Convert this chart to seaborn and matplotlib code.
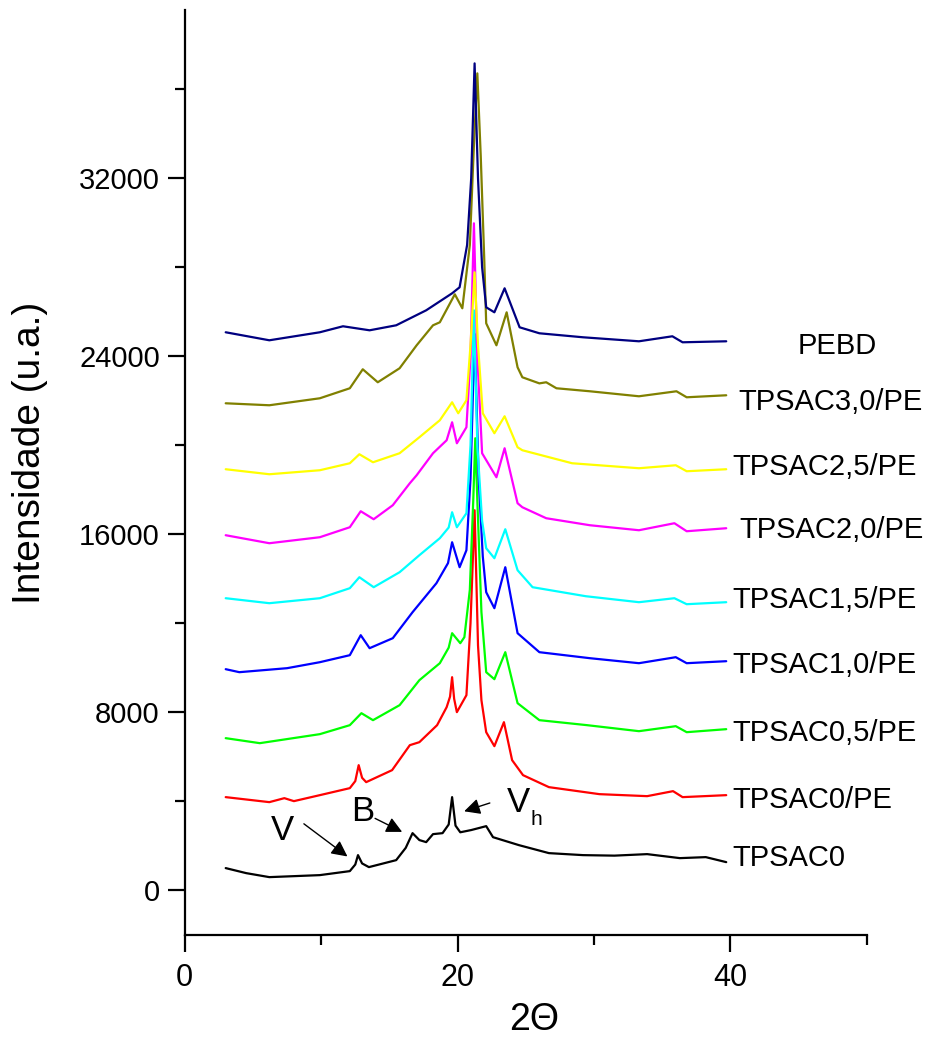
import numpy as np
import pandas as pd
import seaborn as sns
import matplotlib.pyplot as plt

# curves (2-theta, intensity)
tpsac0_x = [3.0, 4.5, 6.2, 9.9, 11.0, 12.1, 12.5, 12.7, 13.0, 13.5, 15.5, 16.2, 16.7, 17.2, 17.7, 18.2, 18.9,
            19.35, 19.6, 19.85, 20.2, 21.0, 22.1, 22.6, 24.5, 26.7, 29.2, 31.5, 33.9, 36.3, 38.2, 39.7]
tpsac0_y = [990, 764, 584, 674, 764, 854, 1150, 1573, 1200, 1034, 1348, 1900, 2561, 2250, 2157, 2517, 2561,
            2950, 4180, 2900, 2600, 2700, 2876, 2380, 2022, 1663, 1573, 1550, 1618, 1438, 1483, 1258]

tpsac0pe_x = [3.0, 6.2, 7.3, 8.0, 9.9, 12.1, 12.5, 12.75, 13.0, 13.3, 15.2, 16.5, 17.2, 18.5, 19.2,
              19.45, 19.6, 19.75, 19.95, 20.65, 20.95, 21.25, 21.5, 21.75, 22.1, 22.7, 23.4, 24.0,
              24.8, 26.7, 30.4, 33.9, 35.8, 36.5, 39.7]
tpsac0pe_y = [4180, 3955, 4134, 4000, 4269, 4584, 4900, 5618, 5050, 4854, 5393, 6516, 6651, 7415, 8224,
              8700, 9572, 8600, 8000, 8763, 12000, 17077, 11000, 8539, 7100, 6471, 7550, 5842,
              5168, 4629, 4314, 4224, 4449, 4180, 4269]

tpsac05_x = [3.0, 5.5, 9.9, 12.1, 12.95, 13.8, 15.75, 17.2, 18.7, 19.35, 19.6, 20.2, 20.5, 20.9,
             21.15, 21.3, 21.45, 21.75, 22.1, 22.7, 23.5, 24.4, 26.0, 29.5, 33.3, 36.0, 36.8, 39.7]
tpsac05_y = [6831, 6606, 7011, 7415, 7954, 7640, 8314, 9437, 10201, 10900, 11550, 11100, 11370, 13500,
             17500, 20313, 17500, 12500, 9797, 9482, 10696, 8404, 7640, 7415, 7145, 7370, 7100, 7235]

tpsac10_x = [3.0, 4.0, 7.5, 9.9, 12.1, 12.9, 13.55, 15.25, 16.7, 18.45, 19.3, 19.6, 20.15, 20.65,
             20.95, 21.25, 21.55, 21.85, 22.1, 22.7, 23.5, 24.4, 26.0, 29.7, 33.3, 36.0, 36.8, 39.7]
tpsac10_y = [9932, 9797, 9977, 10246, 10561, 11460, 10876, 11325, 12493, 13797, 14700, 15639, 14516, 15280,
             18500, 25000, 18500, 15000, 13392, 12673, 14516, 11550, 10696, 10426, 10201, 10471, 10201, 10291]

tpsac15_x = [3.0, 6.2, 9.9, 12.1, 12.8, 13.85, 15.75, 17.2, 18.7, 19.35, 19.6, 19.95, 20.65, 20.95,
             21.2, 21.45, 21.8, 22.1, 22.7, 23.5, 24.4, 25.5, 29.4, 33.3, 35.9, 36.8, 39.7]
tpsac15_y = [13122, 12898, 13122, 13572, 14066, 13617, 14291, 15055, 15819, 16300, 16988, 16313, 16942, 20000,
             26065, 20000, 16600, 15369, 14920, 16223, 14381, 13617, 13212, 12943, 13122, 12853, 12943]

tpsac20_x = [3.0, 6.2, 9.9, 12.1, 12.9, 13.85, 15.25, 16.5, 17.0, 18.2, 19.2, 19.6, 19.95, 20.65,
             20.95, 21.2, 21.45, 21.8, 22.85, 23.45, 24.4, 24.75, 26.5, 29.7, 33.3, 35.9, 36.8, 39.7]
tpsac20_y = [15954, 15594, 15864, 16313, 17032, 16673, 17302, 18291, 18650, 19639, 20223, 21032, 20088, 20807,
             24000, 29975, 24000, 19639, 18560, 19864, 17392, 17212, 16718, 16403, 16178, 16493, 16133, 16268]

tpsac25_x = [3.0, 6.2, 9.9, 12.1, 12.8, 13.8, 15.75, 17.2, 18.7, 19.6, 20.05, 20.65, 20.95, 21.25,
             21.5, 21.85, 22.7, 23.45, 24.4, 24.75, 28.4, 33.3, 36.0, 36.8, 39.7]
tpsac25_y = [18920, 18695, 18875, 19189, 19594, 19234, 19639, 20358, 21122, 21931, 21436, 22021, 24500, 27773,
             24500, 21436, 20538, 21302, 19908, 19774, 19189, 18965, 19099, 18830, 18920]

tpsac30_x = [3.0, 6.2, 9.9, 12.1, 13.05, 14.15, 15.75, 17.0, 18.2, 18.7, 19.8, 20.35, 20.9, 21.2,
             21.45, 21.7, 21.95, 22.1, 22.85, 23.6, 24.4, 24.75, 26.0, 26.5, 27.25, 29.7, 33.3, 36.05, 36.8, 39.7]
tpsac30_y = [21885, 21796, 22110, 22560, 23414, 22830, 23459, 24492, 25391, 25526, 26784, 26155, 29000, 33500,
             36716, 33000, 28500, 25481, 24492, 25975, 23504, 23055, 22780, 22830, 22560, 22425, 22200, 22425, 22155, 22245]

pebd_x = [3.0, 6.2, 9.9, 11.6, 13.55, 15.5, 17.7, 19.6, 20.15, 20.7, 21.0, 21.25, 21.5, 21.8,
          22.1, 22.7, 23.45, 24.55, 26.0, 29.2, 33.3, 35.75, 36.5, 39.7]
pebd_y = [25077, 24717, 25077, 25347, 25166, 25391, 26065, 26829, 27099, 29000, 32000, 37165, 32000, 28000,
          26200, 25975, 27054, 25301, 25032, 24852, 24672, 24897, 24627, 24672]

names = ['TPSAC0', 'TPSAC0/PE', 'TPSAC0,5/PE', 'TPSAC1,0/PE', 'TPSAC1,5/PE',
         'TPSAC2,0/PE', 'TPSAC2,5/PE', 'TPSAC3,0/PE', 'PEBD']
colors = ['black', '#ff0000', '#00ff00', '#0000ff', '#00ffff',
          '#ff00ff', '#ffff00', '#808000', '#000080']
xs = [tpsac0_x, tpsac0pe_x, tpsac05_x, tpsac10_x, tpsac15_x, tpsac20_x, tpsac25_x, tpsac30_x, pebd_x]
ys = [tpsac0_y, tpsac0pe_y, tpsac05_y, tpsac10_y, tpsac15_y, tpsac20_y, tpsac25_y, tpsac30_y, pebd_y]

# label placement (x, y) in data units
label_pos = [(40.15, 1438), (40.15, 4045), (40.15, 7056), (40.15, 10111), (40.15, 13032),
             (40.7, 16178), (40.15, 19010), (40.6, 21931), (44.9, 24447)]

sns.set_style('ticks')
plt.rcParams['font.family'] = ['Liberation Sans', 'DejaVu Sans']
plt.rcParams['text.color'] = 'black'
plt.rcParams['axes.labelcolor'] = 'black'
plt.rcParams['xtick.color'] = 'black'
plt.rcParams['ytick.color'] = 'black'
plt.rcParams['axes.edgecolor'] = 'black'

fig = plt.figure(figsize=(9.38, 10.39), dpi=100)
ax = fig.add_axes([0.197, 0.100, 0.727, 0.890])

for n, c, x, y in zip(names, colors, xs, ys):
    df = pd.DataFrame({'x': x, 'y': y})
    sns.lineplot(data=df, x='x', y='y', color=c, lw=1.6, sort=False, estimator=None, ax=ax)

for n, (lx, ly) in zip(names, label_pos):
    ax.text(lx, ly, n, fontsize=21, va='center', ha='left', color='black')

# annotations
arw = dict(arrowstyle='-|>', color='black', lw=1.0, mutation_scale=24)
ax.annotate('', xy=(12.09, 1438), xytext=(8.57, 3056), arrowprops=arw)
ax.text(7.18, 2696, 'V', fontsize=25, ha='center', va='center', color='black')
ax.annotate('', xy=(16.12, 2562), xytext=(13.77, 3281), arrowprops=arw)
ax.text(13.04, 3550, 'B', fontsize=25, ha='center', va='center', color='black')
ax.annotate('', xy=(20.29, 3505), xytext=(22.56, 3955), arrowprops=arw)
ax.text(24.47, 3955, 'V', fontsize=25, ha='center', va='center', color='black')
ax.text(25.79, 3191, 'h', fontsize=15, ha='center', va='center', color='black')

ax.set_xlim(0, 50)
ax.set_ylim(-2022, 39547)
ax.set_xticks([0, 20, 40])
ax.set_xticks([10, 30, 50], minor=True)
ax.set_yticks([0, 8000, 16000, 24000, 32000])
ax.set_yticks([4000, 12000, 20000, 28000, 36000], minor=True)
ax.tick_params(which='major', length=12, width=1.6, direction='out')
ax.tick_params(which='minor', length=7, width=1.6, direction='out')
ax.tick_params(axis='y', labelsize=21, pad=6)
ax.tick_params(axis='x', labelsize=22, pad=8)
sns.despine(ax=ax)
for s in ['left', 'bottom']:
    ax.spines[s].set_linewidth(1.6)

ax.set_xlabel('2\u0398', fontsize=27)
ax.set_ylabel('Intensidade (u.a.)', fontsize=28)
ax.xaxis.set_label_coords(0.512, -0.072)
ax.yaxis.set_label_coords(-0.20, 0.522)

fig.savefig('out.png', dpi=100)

════════════════

Task objective: Look through the listing and extract every line with "matplotlib" in it.

Response below:
Convert this chart to seaborn and matplotlib code.
import matplotlib.pyplot as plt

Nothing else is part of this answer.